How would you keep a thing like that honest? What kind of an offer by someone else would trigger the escalation? If someone else bids higher then backs out later, are you stuck with the escalated bid or does it go back down to the earlier bid? And who decides when the escalation kicks in? The broker??? If I were bidding, I wouldn't cede that much control, nor would I, in essence, disclose my bottom line up front. Too much incentive for trouble, IMHO.

Posted by: slopefarm at August 16, 2007 9:55 AM

In this current environment, it also seems unnecessary.

Posted by: donatella at August 16, 2007 9:59 AM

Sounds fishy - maybe in a state like CA where a bidder has to enter an offical state bid form, but in NY it's basically done on a handshake until the contract is signed.

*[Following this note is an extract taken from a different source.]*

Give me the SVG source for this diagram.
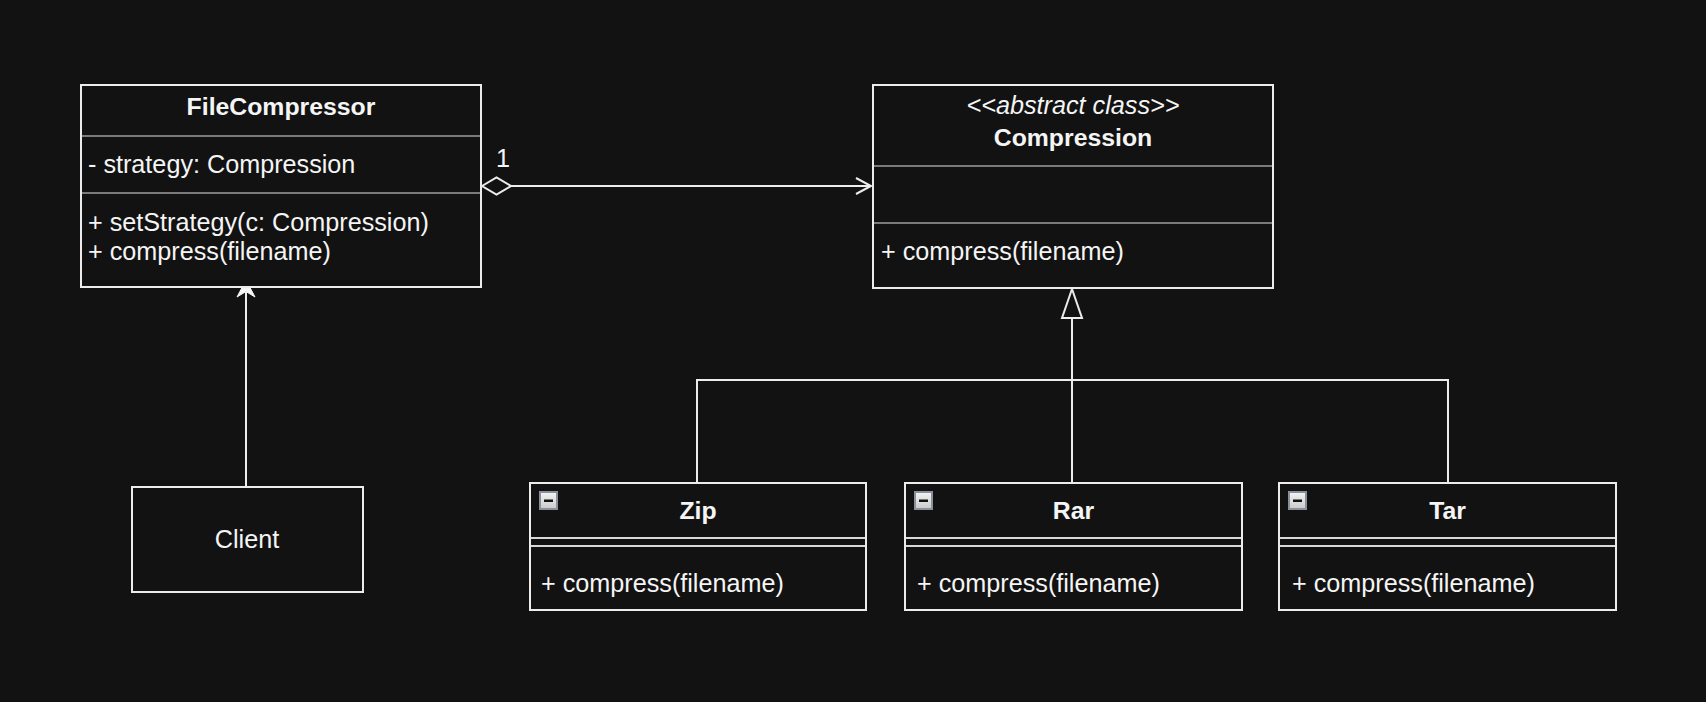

What's to stop the seller from having friends or other interested parties enter shill bids (like on Ebay)?

Posted by: guest at August 16, 2007 12:56 PM

12:56 back again.

The more I think about this whole thing the more wrong it seems.

Who is this document submitted to? The seller's agent? BIG conflict of interest there.

And I agree with 9:55 - who or what would invoke the escalation addendum? Ebay is an impartial third party (more or less) - their main concern is maintaining the marketplace.

Also, an agreement like this isn't a very smart way to negotiate - it communicates to the sellers that your limits aren't really your limits and sets a bad precedent for other aspects of the negotiation (ie: repairs, concessions, etc.). As a seller, I wouldn't want to deal with someone using one of these either as it makes you seem wishy-washy and unpredictable.